Ao gesto reativo do jogador Daniel Alves comendo a banana que lhe foi atirada em frequente atitude racista no futebol europeu, seguiram-se muitas manifestações. Das predominantemente imagéticas, como a de Neymar, no Facebook, com mensagem textual não menos polêmica, a crônicas e artigos em jornais e revistas.
Do que li gostei muito do texto de Adriana Calcanhoto, no domingo passado, no “Segundo Caderno” do jornal “O Globo”, pois se valeu de uma estratégia argumentativa inteligente. Ilustrado pelo desenho de uma banana, feito por ela para a edição especial de aniversário do jornal português “Público”, no dia 5 de março deste ano, dedicada ao Brasil com a manchete “Brasil descoberto”, deixou para uma quase nota de pé de página o desvelamento de suas intenções críticas, brincando com o leitor ingênuo nos irônicos aconselhamentos de bom comportamento que ocuparam seu espaço dominical quase na íntegra. Pego apenas uma carona na discussão proposta por nossa cantora compositora escritora ilustradora e antropófaga Adriana Calcanhoto. Algo como “Vamos comer a banana”, devorá-la, degluti-la, mastigá-la, banquete(e)mo-nos!

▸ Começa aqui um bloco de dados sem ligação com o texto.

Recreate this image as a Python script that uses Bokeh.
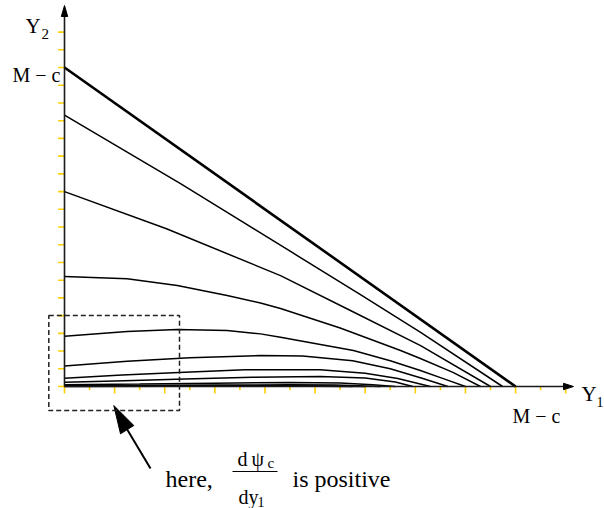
from bokeh.plotting import figure
from bokeh.models import Label, BoxAnnotation
from bokeh.embed import file_html
from bokeh.resources import INLINE

# ---------------- data (axis units) ----------------
M_C = 18.0
x_ticks = list(range(0, 21))
y_ticks = list(range(0, 21))

thick_x = [0.0, 18.0]
thick_y = [18.0, 0.0]

curve_b_x = [0.0, 4.63, 9.02, 11.81, 14.21, 17.48]
curve_b_y = [15.31, 11.45, 7.62, 5.18, 3.06, 0.0]

curve_c_x = [0.0, 4.07, 8.62, 11.41, 14.21, 17.0]
curve_c_y = [11.0, 8.9, 6.26, 4.29, 2.31, 0.0]

curve_d_x = [0.0, 2.5, 4.5, 6.49, 7.82, 8.62, 11.0, 13.41, 14.2, 15.5, 16.6]
curve_d_y = [6.21, 6.08, 5.7, 5.14, 4.71, 4.4, 3.3, 2.03, 1.58, 0.8, 0.0]

curve_e_x = [0.0, 2.5, 4.5, 6.49, 7.82, 8.62, 11.53, 13.0, 14.2, 15.2, 16.0]
curve_e_y = [2.84, 3.10, 3.22, 3.16, 2.97, 2.78, 2.03, 1.45, 0.9, 0.4, 0.0]

curve_f_x = [0.0, 2.5, 5.0, 7.82, 9.5, 11.5, 13.0, 14.3, 15.3]
curve_f_y = [1.15, 1.42, 1.62, 1.75, 1.72, 1.45, 1.0, 0.45, 0.0]

curve_g_x = [0.0, 2.3, 4.8, 7.2, 10.2, 12.0, 13.3, 14.6]
curve_g_y = [0.47, 0.65, 0.81, 0.95, 0.95, 0.75, 0.45, 0.0]

curve_h_x = [0.0, 2.4, 4.8, 7.5, 10.2, 12.0, 13.2, 13.9]
curve_h_y = [0.24, 0.33, 0.43, 0.52, 0.56, 0.48, 0.25, 0.0]

curve_i_x = [0.0, 3.0, 6.0, 9.0, 11.0, 12.3, 13.2]
curve_i_y = [0.10, 0.14, 0.19, 0.22, 0.20, 0.10, 0.0]

curve_j_x = [0.0, 3.0, 6.0, 9.0, 10.8, 12.0, 12.6]
curve_j_y = [0.04, 0.06, 0.08, 0.10, 0.08, 0.03, 0.0]

curve_k_x = [0.0, 4.0, 8.0, 10.5, 12.0]
curve_k_y = [0.015, 0.025, 0.04, 0.03, 0.0]

curve_l_x = [0.0, 4.0, 8.0, 10.2, 11.5]
curve_l_y = [0.006, 0.01, 0.016, 0.012, 0.0]

thin_curves = [(curve_b_x, curve_b_y), (curve_c_x, curve_c_y), (curve_d_x, curve_d_y),
               (curve_e_x, curve_e_y), (curve_f_x, curve_f_y), (curve_g_x, curve_g_y),
               (curve_h_x, curve_h_y), (curve_i_x, curve_i_y), (curve_j_x, curve_j_y),
               (curve_k_x, curve_k_y), (curve_l_x, curve_l_y)]

# ---------------- layout helpers (canvas pixels -> axis units) ----------------
OX, OY = 64.0, 386.0      # canvas pixel of the origin
SX, SY = 25.06, 17.72     # pixels per unit
W, H = 604, 508

def dx(px):
    return (px - OX) / SX

def dy(py):
    return (OY - py) / SY

p = figure(width=W, height=H, x_range=(dx(0), dx(W)), y_range=(dy(H), dy(0)),
           output_backend="svg", toolbar_location=None, x_axis_type=None, y_axis_type=None,
           min_border=0, outline_line_color=None)
p.background_fill_color = "white"
p.border_fill_color = "white"

FONT = "Liberation Serif"
TICK_COLOR = "#FFD000"
AXIS_COLOR = "#1a1a1a"

# ticks
long_len = 7.0 / SY
short_len = 3.5 / SY
xt_len = [long_len if t % 2 == 0 else short_len for t in x_ticks]
p.segment(x0=x_ticks, y0=[0] * len(x_ticks), x1=x_ticks, y1=[-l for l in xt_len],
          line_color=TICK_COLOR, line_width=1.6)
yl = 6.5 / SX
p.segment(x0=[0] * len(y_ticks), y0=y_ticks, x1=[-yl] * len(y_ticks), y1=y_ticks,
          line_color=TICK_COLOR, line_width=1.6)

# curves
for cx, cy in thin_curves:
    p.line(cx, cy, line_color="black", line_width=1.5)
p.line(thick_x, thick_y, line_color="black", line_width=2.6)

# axes with arrow heads
y_tip, y_base = dy(5), dy(16)
x_tip, x_base = dx(573), dx(563)
p.segment(x0=[0, 0], y0=[0, 0], x1=[0, x_base], y1=[y_base, 0], line_color=AXIS_COLOR, line_width=1.6)
hw = 3.2
p.patch([0, -hw / SX, hw / SX], [y_tip, y_base, y_base], fill_color="black", line_color="black")
p.patch([x_tip, x_base, x_base], [0, hw / SY, -hw / SY], fill_color="black", line_color="black")

# dashed box
p.add_layout(BoxAnnotation(left=dx(48.3), right=dx(179), top=dy(315), bottom=dy(410),
                           fill_alpha=0, line_color="#222222", line_alpha=1.0,
                           line_width=1.5, line_dash="5 3"))

# annotation arrow
p.line([dx(150), dx(126.7)], [dy(468), dy(429)], line_color="black", line_width=2)
p.patch([dx(113.3), dx(133.3), dx(120)], [dy(405), dy(425), dy(433.3)],
        fill_color="black", line_color="black")

def lab(text, px, py, size, align="left"):
    p.add_layout(Label(x=dx(px), y=dy(py), text=text, text_font=FONT, text_font_size=size,
                       text_baseline="alphabetic", text_align=align, text_color="black"))

# axis labels
lab("Y", 25, 25, "21px")
lab("2", 41, 33, "15px")
lab("Y", 581, 393, "21px")
lab("1", 596, 401, "14px")
lab("M \u2212 c", 12, 74, "20px")
lab("M \u2212 c", 512, 415, "20px")

# annotation text
lab("here,", 165, 478, "24px")
lab("d\u2009\u03c8", 237, 458, "20px")
lab("c", 267, 462, "15px")
p.line([dx(232), dx(277)], [dy(471), dy(471)], line_color="black", line_width=1.2)
lab("dy", 238, 496, "20px")
lab("1", 257, 501, "14px")
lab("is positive", 292, 478, "24px")

open("out.html", "w").write(file_html(p, INLINE))
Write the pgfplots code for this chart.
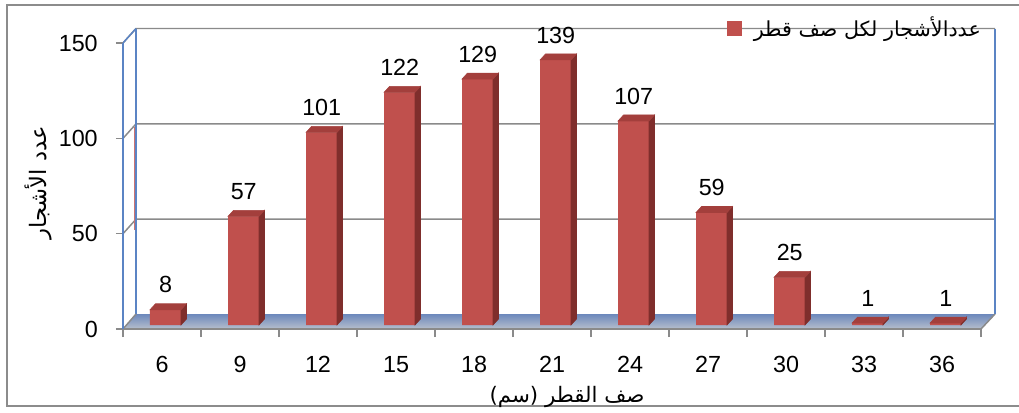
\documentclass[border=0pt]{standalone}
\usepackage{pgfplots}
\pgfplotsset{compat=1.18}
\usepackage{pgfplotstable}
\usepackage{fontspec}
\setmainfont{Liberation Sans}
\newfontfamily\arabicfont[Script=Arabic]{DejaVu Sans}
\TeXXeTstate=1

\definecolor{barfront}{HTML}{C0504D}
\definecolor{bartop}{HTML}{A33F3C}
\definecolor{barside}{HTML}{7F2E2C}
\definecolor{gridgray}{HTML}{8A8A8A}
\definecolor{wallblue}{HTML}{5B84C4}
\definecolor{floortop}{HTML}{6C88BC}
\definecolor{floorbot}{HTML}{B7BFCC}
\definecolor{framegray}{HTML}{8C8C8C}

% a mark that draws nothing: the 3D faces are drawn by the scatter code
\pgfdeclareplotmark{blank}{}

% number of trees per diameter class (category index, count)
\pgfplotstableread{
x n
0 8
1 57
2 101
3 122
4 129
5 139
6 107
7 59
8 25
9 1
10 1
}\trees

\begin{document}
\begin{tikzpicture}
% walls, floor and frame, in pixel-like units
\begin{scope}[x=0.75pt,y=-0.75pt,shift={(-92.25pt,246.75pt)}]
  \path[use as bounding box] (0,0) rectangle (1019,410);
  \draw[framegray, line width=1.5pt] (1030,4.5) -- (7,4.5) -- (7,405.5) -- (1030,405.5);
  \shade[top color=floortop, bottom color=floorbot]
    (136,314) -- (995,314) -- (981,329) -- (123,329) -- cycle;
  \foreach \f/\b in {233.7/219.2, 138.4/123.9, 43/28.5} {
    \draw[gridgray, line width=1.1pt] (123,\f) -- (136,\b) -- (995,\b);
  }
  \draw[wallblue, line width=1.1pt] (136,314) -- (136,28.5);
  \draw[wallblue, line width=1.1pt] (995,314) -- (995,28.5);
  \draw[wallblue, line width=1.1pt] (123,43) -- (136,28.5);
  \draw[barfront!80, line width=0.6pt] (134.4,127) -- (134.4,230);
  \draw[gridgray, line width=1.1pt] (123,329) -- (136,314);
  \draw[gridgray, line width=1.1pt] (981,329) -- (995,314);
\end{scope}

\begin{axis}[
  at={(0,0)}, anchor=south west,
  scale only axis, width=643.5pt, height=214.5pt,
  xmin=-0.5, xmax=10.5, ymin=0, ymax=150,
  axis x line*=bottom, axis y line*=left,
  x axis line style={draw=gridgray, line width=1.1pt},
  y axis line style={draw=wallblue, line width=1.1pt},
  xtick={0,...,10},
  xticklabels={6,9,12,15,18,21,24,27,30,33,36},
  minor xtick={-0.5,0.5,...,10.5},
  ytick={0,50,100,150},
  tick align=outside,
  major tick length=5.25pt,
  minor tick length=6pt,
  major x tick style={draw=none},
  minor x tick style={draw=gridgray, line width=1.1pt},
  y tick style={draw=gridgray, line width=1.1pt},
  /pgf/number format/assume math mode=true,
  tick label style={font=\fontsize{17.5}{20}\selectfont},
  xticklabel style={anchor=north, inner sep=0pt, yshift=-15pt},
  yticklabel style={anchor=east, inner sep=0pt, xshift=-13.5pt},
  xlabel={\arabicfont\beginR صف القطر (سم)\endR},
  ylabel={\arabicfont\beginR عدد الأشجار\endR},
  every axis x label/.style={at={(axis description cs:0.5175,-0.2378)}, anchor=center,
    font=\fontsize{16}{19}\selectfont},
  every axis y label/.style={at={(axis description cs:-0.0991,0.5105)}, anchor=center,
    rotate=90, font=\fontsize{17}{20}\selectfont},
  legend style={draw=none, fill=none, at={(axis description cs:0.6993,1.0524)}, anchor=west,
    nodes={inner sep=0pt}, column sep=9pt, font=\fontsize{15.5}{19}\selectfont},
  legend cell align=left,
]
% front faces of the bars
\addplot[ybar, bar width=23.25pt, bar shift=2.625pt, yshift=3pt,
  fill=barfront, draw=none, forget plot] table[x=x, y=n]{\trees};
% top and side faces of the bars
\addplot[scatter, only marks, mark=blank, forget plot,
  point meta=explicit symbolic,
  scatter/@pre marker code/.code={%
    \pgfmathsetmacro\hb{7.5-\pgfplotspointmeta*1.43}%
    \pgfmathsetmacro\hc{3-\pgfplotspointmeta*1.43}%
    \fill[barside] (14.25pt,3pt) -- (18.375pt,7.5pt) -- (18.375pt,\hb pt) -- (14.25pt,\hc pt) -- cycle;
    \fill[bartop] (-9pt,3pt) -- (14.25pt,3pt) -- (18.375pt,7.5pt) -- (-4.875pt,7.5pt) -- cycle;
  },
  scatter/@post marker code/.code={},
] table[x=x, y=n, meta=n]{\trees};
% value labels above the bars
\addplot[only marks, mark=none, forget plot,
  point meta=explicit symbolic,
  nodes near coords,
  every node near coord/.append style={anchor=center, xshift=2.8pt, yshift=21.75pt,
    text=black, inner sep=0pt, font=\fontsize{17.5}{20}\selectfont},
] table[x=x, y=n, meta=n]{\trees};
\addlegendimage{legend image code/.code={\fill[barfront] (0pt,-5.25pt) rectangle (10.5pt,5.25pt);}}
\addlegendentry{\arabicfont\beginR عددالأشجار لكل صف قطر\endR}
\end{axis}
\end{tikzpicture}
\end{document}
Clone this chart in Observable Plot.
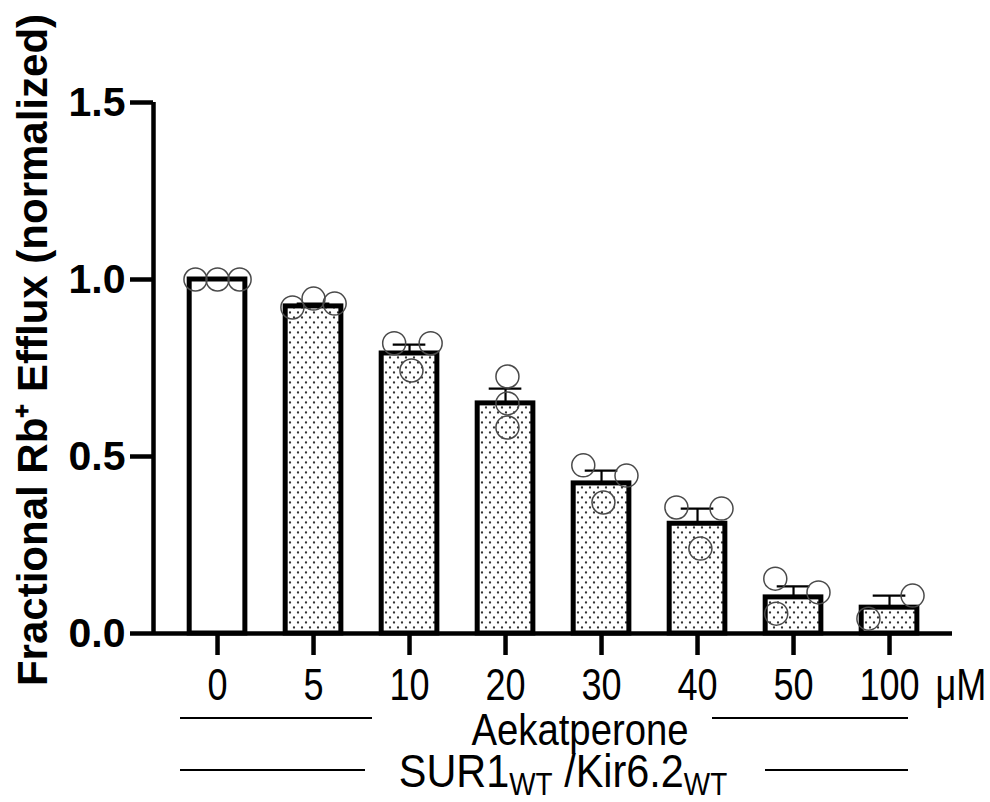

Ainda que sem as pretensões que lhe foram louvadas, o gesto do jogador permitiu, na interpretação de Calcanhoto, uma resposta que deveria ser sempre nosso acerto de contas com o passado colonizador, como propôs Oswald de Andrade, em 1928, na inteligente metáfora de que a “alegria é a prova dos nove”. Ou como propôs no manifesto anterior, o da “Poesia Pau-Brasil”, deveríamos acertar os ponteiros do retardo causado por nosso passado colonial por meio de uma postura devoradora do inimigo, esta que Adriana Calcanhoto viu na banana que Daniel comeu, mastigou e deglutiu. Comeu o inimigo e se fortaleceu. Metabolizou sua força impositiva, triturou seu escárnio, deu-lhe uma resposta simbólica à altura da provocação.
Com essas atitudes a Europa só insiste em ignorar sua identidade cultural, seu passado escravagista, o saldo de suas ondas colonizadoras. Enfim, o que chamaram de processo civilizatório. Um passado que parece assombrá-la ainda hoje decorridos mais de 40 anos dos movimentos emancipacionistas de ex-colônias africanas sobretudo. No nosso caso, quase 200 anos. O Império disseminado trouxe, em contrapartida, o negro e o índio para o centro das metrópoles, onde reivindicaram seus direitos cidadãos, tomaram de assalto as casas paternas. E aí, cara pálida?
Somada a essa dinâmica migratória, fruto dos processos de descolonização, há toda uma geração já nascida em solo europeu, filha legítima dos que foram “comer” a Europa e “mulatizá-la”, além dos deslocamentos do “capitalismo do pobre”, de que fala o crítico Silviano Santiago, oriundos da globalização, do capitalismo tardio. A Europa, e não apenas a mediterrânea, é um caldeirão étnico-cultural, que precisa se olhar no espelho com urgência para se redescobrir e se reinventar.
A atitude racista dos torcedores é menos uma acusação de nossa condição miscigenada e equivocadamente associada a alguma espécie de primitivismo e mais o atestado de cegueira etnocêntrica de um continente que insiste em não querer enxergar as novas posições também marginais que pode ocupar e que se sabe destronado no novo cenário de correlação de forças político-econômicas.
Por isso, se a banana atirada quis associar o mulato Daniel Alves a um possível primitivismo da condição étnica de que seria oriundo, o tiro saiu pela culatra e só trouxe à tona a superioridade insustentável de um continente que perdeu a coroa. Por isso, vamos comer a banana, vamos comer o “inimigo” e repetir com Oswald de Andrade, evocado por Calcanhoto: “Contra o mundo reversível e as ideias objetivadas. Cadaverizadas. O stop do pensamento que é dinâmico. O indivíduo vitima do sistema. Fonte das injustiças clássicas. (…) Queremos a Revolução Caraíba. Maior que a Revolução Francesa. A unificação de todas as revoltas eficazes na direção do homem. Sem nós a Europa não teria sequer a sua pobre declaração dos direitos do homem”. Muito menos seu futebol de excelência.